UK’s top 100 restaurant groups see profits increase twelvefold in the past six months, from £20m to £240m

Publication featured in: The Evening Standard, CityAM, restaurantonline and harpers

The UK’s Top 100 restaurant groups have recorded a twelvefold increase in their profits in the last six months, rising from £19.9m in September 2022 to £241.8m in March 2023.

This amounts to a 3% average profit margin for the UK’s biggest restaurant groups – a marked increase from the 0.5% average profit margin recorded in September of last year. Large-scale restructuring projects by major restaurant groups are finally bearing fruit after years of losses for the UK’s restaurant sector. 

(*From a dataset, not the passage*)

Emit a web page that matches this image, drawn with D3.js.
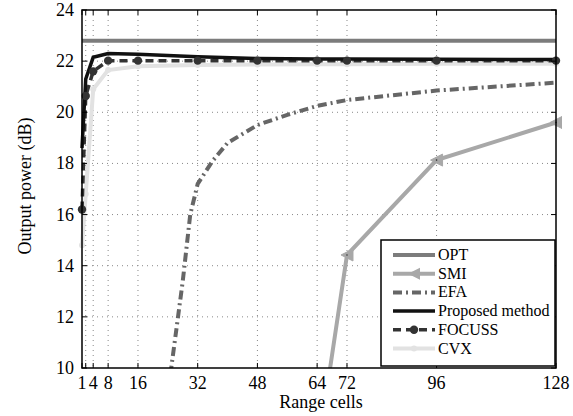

The UK’s Top 100 restaurant companies finally returned to profitability in September last year having been lossmaking since 2018. However, recent rises in interest rates puts that rebound in profitability at obvious risk.

Following private equity funded overexpansion during the 2010s the sector went through a rash of restructuring and insolvencies. This was followed by further stress from the COVID pandemic and now the cost-of-living crisis hit the sector.

I have identified several key measures which restaurant groups were forced to take to return to profitability, including:

  • Extensive closures and write-downs of loss-making outlets
  • Staff redundancy programmes and a reduction in hours for remaining staff 
  • Capping borrowing costs with the use of derivatives
  • Negotiating longer-term fixed energy prices with energy suppliers
  • Cost-cutting throughout supply chains and securing price guarantees, including switching to cheaper ingredients

Gourmet Burger Kitchen (GBK) is one such example of a chain that had to go to several rounds of reorganising before it has returned to profitability as part of the Boparan Restaurant Group. GBK closed 26 restaurants as part of a pre-pack deal in late 2020. This followed the closure of 17 loss-making sites in 2018 – GBK now has 35 operational outlets in 2023.

I caution that restaurant groups should not become complacent as high inflation and high interest rates pose major challenges.

These latest profits are a very encouraging sign. The health of the hospitality sector has been a concern since long before the pandemic and these figures show the recovery is well underway.

That restaurant groups have done as well as they have underscores the value of the restructuring many of them have undertaken in recent years.